### Work to complete:
Send each entry back exactly as given, pictures excluded.

## START Data extract

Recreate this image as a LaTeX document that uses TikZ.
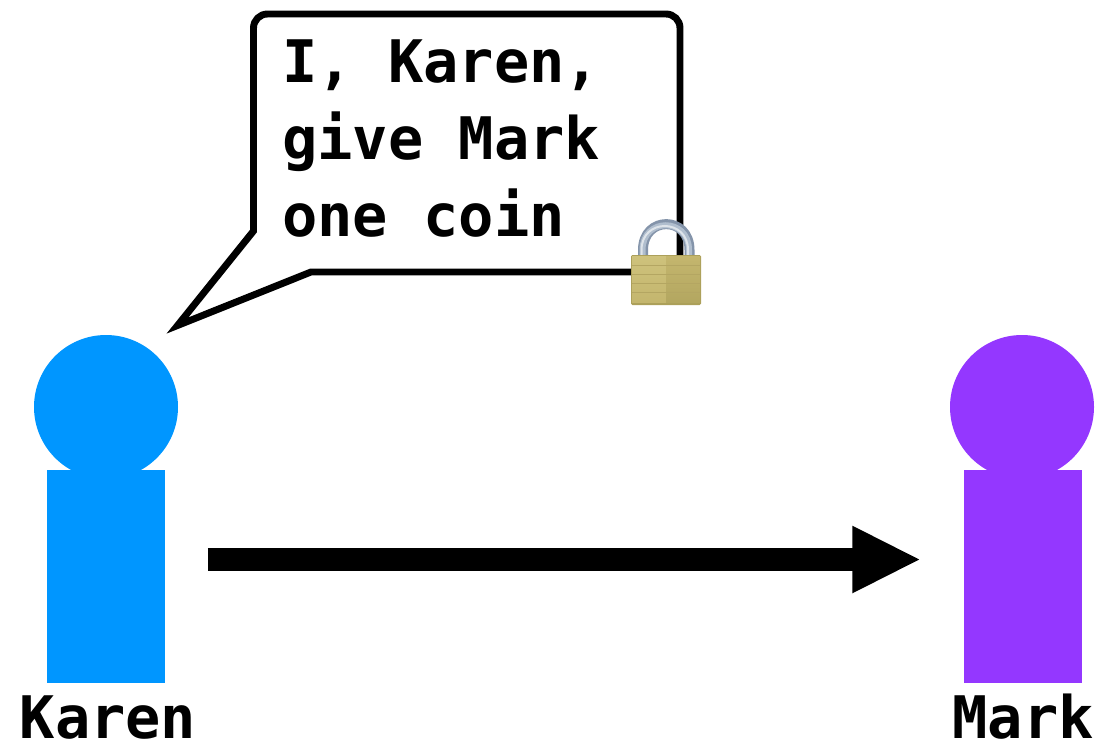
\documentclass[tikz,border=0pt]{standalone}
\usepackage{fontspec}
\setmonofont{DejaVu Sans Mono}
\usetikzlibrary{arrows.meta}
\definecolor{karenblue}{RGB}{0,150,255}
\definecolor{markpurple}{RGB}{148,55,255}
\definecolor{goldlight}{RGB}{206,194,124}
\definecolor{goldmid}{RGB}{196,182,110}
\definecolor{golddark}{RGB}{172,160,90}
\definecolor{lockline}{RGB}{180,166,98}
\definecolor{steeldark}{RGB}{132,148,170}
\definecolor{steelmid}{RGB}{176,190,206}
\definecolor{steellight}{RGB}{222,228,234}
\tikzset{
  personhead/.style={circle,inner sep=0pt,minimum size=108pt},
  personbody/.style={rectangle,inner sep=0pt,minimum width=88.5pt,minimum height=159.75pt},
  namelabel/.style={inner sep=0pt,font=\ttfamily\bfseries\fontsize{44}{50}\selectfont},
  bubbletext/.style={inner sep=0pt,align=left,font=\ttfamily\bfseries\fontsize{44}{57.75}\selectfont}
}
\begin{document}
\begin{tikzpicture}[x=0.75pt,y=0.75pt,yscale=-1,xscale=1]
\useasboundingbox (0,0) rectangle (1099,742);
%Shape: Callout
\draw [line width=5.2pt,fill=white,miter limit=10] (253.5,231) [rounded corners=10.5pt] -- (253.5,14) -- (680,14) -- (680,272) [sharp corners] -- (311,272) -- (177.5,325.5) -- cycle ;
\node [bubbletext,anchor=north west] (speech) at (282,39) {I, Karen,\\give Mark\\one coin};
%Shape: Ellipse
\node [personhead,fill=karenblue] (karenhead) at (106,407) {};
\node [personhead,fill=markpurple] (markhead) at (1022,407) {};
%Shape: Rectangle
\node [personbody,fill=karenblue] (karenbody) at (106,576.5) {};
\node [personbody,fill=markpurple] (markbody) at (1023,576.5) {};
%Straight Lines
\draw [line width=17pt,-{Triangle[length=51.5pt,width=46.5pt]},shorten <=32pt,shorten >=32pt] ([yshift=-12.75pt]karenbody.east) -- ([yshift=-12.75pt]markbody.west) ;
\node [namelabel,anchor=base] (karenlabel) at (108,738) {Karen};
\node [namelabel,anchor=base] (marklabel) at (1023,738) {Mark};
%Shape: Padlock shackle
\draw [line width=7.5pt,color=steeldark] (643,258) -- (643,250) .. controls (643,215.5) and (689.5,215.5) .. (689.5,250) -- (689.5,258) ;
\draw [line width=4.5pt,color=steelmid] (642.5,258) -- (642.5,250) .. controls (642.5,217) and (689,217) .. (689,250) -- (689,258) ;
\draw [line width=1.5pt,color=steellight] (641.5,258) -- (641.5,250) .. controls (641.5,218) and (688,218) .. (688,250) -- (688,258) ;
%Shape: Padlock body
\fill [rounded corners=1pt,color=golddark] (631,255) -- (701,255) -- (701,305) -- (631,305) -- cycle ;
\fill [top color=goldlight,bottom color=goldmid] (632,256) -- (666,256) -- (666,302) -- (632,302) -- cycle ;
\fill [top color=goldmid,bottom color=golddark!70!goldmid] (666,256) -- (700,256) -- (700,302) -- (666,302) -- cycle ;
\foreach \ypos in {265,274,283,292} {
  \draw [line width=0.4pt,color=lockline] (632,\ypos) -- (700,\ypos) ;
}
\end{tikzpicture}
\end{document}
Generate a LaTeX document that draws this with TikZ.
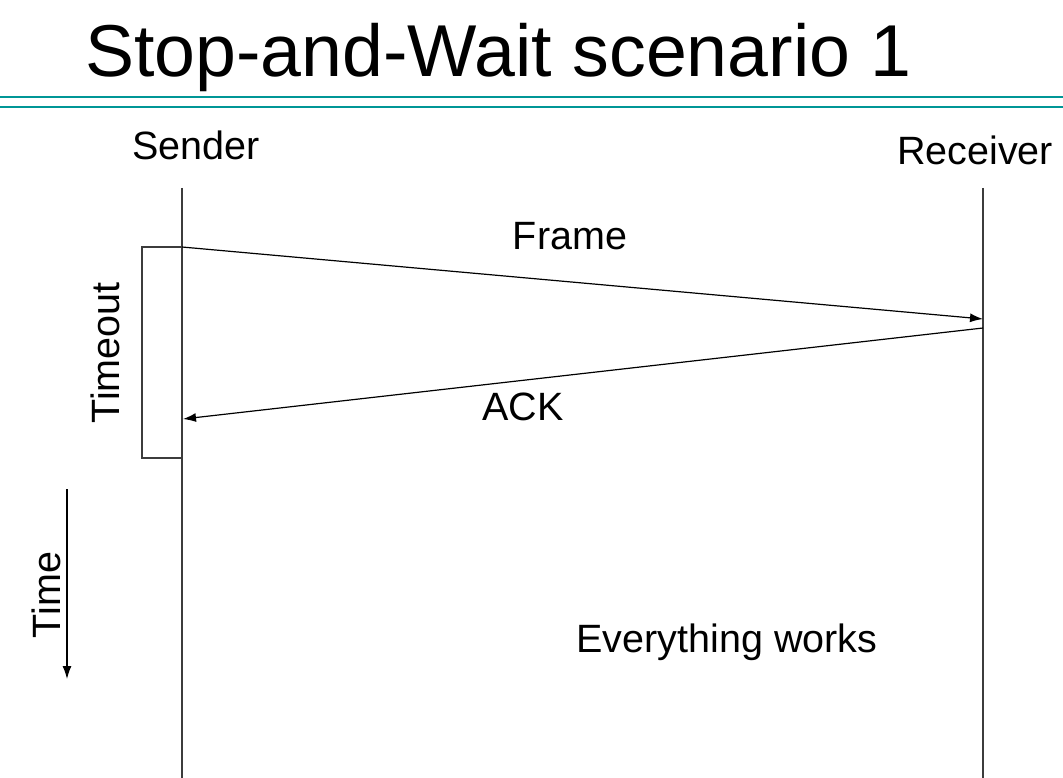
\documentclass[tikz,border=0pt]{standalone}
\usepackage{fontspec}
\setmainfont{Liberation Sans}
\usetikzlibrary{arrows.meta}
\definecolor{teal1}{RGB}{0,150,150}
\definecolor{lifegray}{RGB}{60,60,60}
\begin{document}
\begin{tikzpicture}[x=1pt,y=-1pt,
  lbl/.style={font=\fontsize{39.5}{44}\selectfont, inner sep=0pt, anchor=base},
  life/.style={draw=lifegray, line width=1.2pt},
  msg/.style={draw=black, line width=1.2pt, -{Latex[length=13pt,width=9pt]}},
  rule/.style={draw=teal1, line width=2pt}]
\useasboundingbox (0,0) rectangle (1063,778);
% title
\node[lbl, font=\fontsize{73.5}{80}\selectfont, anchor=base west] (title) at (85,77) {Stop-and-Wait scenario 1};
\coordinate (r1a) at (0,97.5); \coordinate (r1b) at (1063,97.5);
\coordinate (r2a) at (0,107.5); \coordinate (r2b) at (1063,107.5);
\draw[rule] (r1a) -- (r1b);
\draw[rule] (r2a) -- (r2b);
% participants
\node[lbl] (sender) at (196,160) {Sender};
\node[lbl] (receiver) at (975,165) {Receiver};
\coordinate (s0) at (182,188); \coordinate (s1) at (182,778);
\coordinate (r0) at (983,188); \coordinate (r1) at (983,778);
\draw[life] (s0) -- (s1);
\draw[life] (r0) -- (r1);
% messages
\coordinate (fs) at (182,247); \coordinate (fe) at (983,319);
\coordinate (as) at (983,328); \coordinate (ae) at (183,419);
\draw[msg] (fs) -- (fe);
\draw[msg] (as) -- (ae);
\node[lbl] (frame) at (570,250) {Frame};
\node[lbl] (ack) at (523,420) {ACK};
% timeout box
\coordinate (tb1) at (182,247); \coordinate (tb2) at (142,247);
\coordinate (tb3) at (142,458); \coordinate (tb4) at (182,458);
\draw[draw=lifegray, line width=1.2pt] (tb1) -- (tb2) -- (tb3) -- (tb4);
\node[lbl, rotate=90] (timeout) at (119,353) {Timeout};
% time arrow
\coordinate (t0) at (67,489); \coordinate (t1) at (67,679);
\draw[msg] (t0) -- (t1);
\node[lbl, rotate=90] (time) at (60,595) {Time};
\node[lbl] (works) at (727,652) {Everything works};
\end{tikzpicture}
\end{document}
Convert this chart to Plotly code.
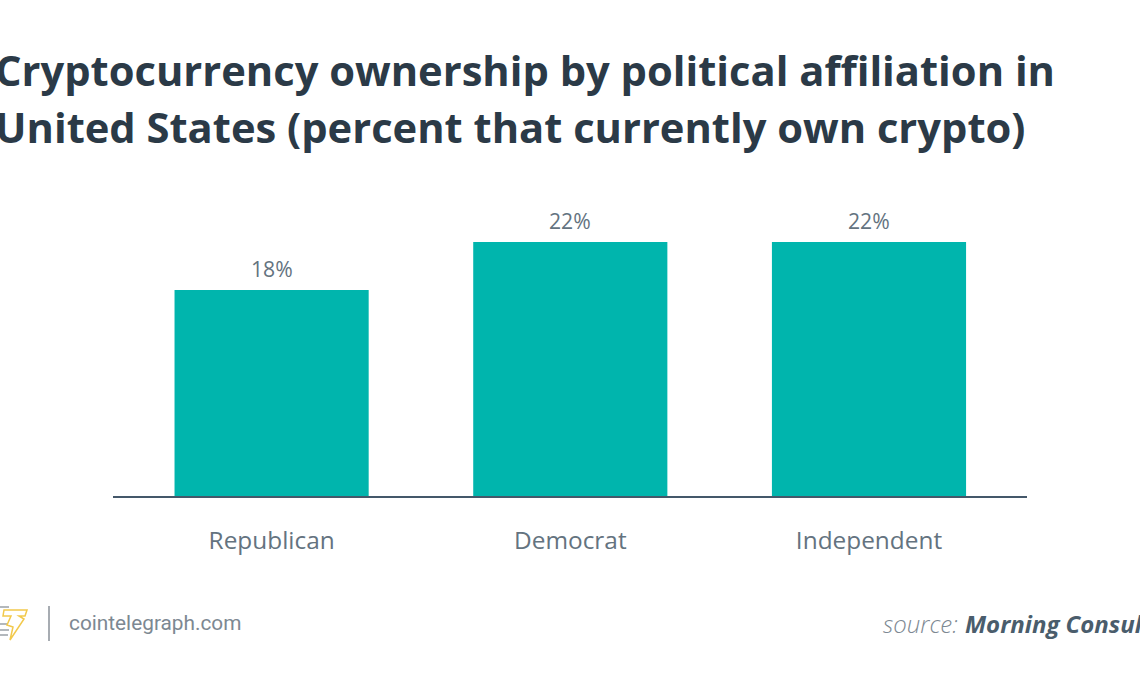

## END Data extract

### Problem solution:
Recreate this image as a LaTeX document that uses TikZ.
\documentclass[tikz,border=0pt]{standalone}
\usepackage{fontspec}
\setmonofont{DejaVu Sans Mono}
\usetikzlibrary{arrows.meta}
\definecolor{karenblue}{RGB}{0,150,255}
\definecolor{markpurple}{RGB}{148,55,255}
\definecolor{goldlight}{RGB}{206,194,124}
\definecolor{goldmid}{RGB}{196,182,110}
\definecolor{golddark}{RGB}{172,160,90}
\definecolor{lockline}{RGB}{180,166,98}
\definecolor{steeldark}{RGB}{132,148,170}
\definecolor{steelmid}{RGB}{176,190,206}
\definecolor{steellight}{RGB}{222,228,234}
\tikzset{
  personhead/.style={circle,inner sep=0pt,minimum size=108pt},
  personbody/.style={rectangle,inner sep=0pt,minimum width=88.5pt,minimum height=159.75pt},
  namelabel/.style={inner sep=0pt,font=\ttfamily\bfseries\fontsize{44}{50}\selectfont},
  bubbletext/.style={inner sep=0pt,align=left,font=\ttfamily\bfseries\fontsize{44}{57.75}\selectfont}
}
\begin{document}
\begin{tikzpicture}[x=0.75pt,y=0.75pt,yscale=-1,xscale=1]
\useasboundingbox (0,0) rectangle (1099,742);
%Shape: Callout
\draw [line width=5.2pt,fill=white,miter limit=10] (253.5,231) [rounded corners=10.5pt] -- (253.5,14) -- (680,14) -- (680,272) [sharp corners] -- (311,272) -- (177.5,325.5) -- cycle ;
\node [bubbletext,anchor=north west] (speech) at (282,39) {I, Karen,\\give Mark\\one coin};
%Shape: Ellipse
\node [personhead,fill=karenblue] (karenhead) at (106,407) {};
\node [personhead,fill=markpurple] (markhead) at (1022,407) {};
%Shape: Rectangle
\node [personbody,fill=karenblue] (karenbody) at (106,576.5) {};
\node [personbody,fill=markpurple] (markbody) at (1023,576.5) {};
%Straight Lines
\draw [line width=17pt,-{Triangle[length=51.5pt,width=46.5pt]},shorten <=32pt,shorten >=32pt] ([yshift=-12.75pt]karenbody.east) -- ([yshift=-12.75pt]markbody.west) ;
\node [namelabel,anchor=base] (karenlabel) at (108,738) {Karen};
\node [namelabel,anchor=base] (marklabel) at (1023,738) {Mark};
%Shape: Padlock shackle
\draw [line width=7.5pt,color=steeldark] (643,258) -- (643,250) .. controls (643,215.5) and (689.5,215.5) .. (689.5,250) -- (689.5,258) ;
\draw [line width=4.5pt,color=steelmid] (642.5,258) -- (642.5,250) .. controls (642.5,217) and (689,217) .. (689,250) -- (689,258) ;
\draw [line width=1.5pt,color=steellight] (641.5,258) -- (641.5,250) .. controls (641.5,218) and (688,218) .. (688,250) -- (688,258) ;
%Shape: Padlock body
\fill [rounded corners=1pt,color=golddark] (631,255) -- (701,255) -- (701,305) -- (631,305) -- cycle ;
\fill [top color=goldlight,bottom color=goldmid] (632,256) -- (666,256) -- (666,302) -- (632,302) -- cycle ;
\fill [top color=goldmid,bottom color=golddark!70!goldmid] (666,256) -- (700,256) -- (700,302) -- (666,302) -- cycle ;
\foreach \ypos in {265,274,283,292} {
  \draw [line width=0.4pt,color=lockline] (632,\ypos) -- (700,\ypos) ;
}
\end{tikzpicture}
\end{document}
Generate a LaTeX document that draws this with TikZ.
\documentclass[tikz,border=0pt]{standalone}
\usepackage{fontspec}
\setmainfont{Liberation Sans}
\usetikzlibrary{arrows.meta}
\definecolor{teal1}{RGB}{0,150,150}
\definecolor{lifegray}{RGB}{60,60,60}
\begin{document}
\begin{tikzpicture}[x=1pt,y=-1pt,
  lbl/.style={font=\fontsize{39.5}{44}\selectfont, inner sep=0pt, anchor=base},
  life/.style={draw=lifegray, line width=1.2pt},
  msg/.style={draw=black, line width=1.2pt, -{Latex[length=13pt,width=9pt]}},
  rule/.style={draw=teal1, line width=2pt}]
\useasboundingbox (0,0) rectangle (1063,778);
% title
\node[lbl, font=\fontsize{73.5}{80}\selectfont, anchor=base west] (title) at (85,77) {Stop-and-Wait scenario 1};
\coordinate (r1a) at (0,97.5); \coordinate (r1b) at (1063,97.5);
\coordinate (r2a) at (0,107.5); \coordinate (r2b) at (1063,107.5);
\draw[rule] (r1a) -- (r1b);
\draw[rule] (r2a) -- (r2b);
% participants
\node[lbl] (sender) at (196,160) {Sender};
\node[lbl] (receiver) at (975,165) {Receiver};
\coordinate (s0) at (182,188); \coordinate (s1) at (182,778);
\coordinate (r0) at (983,188); \coordinate (r1) at (983,778);
\draw[life] (s0) -- (s1);
\draw[life] (r0) -- (r1);
% messages
\coordinate (fs) at (182,247); \coordinate (fe) at (983,319);
\coordinate (as) at (983,328); \coordinate (ae) at (183,419);
\draw[msg] (fs) -- (fe);
\draw[msg] (as) -- (ae);
\node[lbl] (frame) at (570,250) {Frame};
\node[lbl] (ack) at (523,420) {ACK};
% timeout box
\coordinate (tb1) at (182,247); \coordinate (tb2) at (142,247);
\coordinate (tb3) at (142,458); \coordinate (tb4) at (182,458);
\draw[draw=lifegray, line width=1.2pt] (tb1) -- (tb2) -- (tb3) -- (tb4);
\node[lbl, rotate=90] (timeout) at (119,353) {Timeout};
% time arrow
\coordinate (t0) at (67,489); \coordinate (t1) at (67,679);
\draw[msg] (t0) -- (t1);
\node[lbl, rotate=90] (time) at (60,595) {Time};
\node[lbl] (works) at (727,652) {Everything works};
\end{tikzpicture}
\end{document}
Convert this chart to Plotly code.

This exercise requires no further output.